I once respected Ken Fisher.  I thought he had some interesting things to say about arbitrage pricing when he spoke at the San Francisco Money Show in 2002.  I lost all respect for him when he spoke there again in 2006 after he claimed that American's home equity was a good substitute for savings in the bank. 

Ken Fisher has now given me a reason to never consider respecting his opinion again with his call for massive increases in Americans' debt:

The U.S. has too little debt, not too much, Fisher says.  The U.S.'s return on assets is high and interest rates are low, so our borrowing capacity is much higher than our current debt levels.

Also, Fisher says, you have to look at the U.S. in the context of the world, because the U.S. is only 25% of world GDP.  The world is way under-leveraged, so one country's particular debt-to-GDP ratio doesn't matter.

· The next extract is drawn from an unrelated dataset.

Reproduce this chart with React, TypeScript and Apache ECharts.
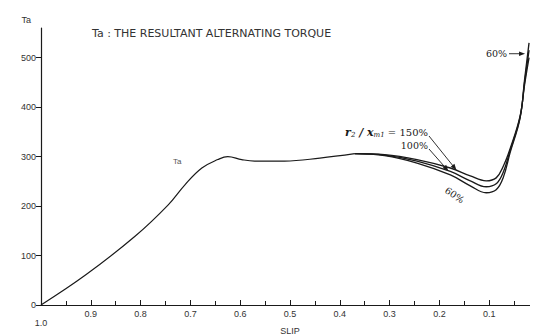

Some financial icons manage to outlive their reputations for brilliance.  Warren Buffett and Alan Greenspan come to mind.  Now it's Ken Fisher's turn to be ignored.  Apparently he hasn't watched I.O.U.S.A. or visited Perot Charts.  Maybe he's still stuck in the 1980s when his acumen as a portfolio manager and analyst was at its peak. 

Folks, please don't listen to Ken Fisher if you want to survive the next few years of malaise.  Just stay out of debt for the foreseeable future.  That's my own plan.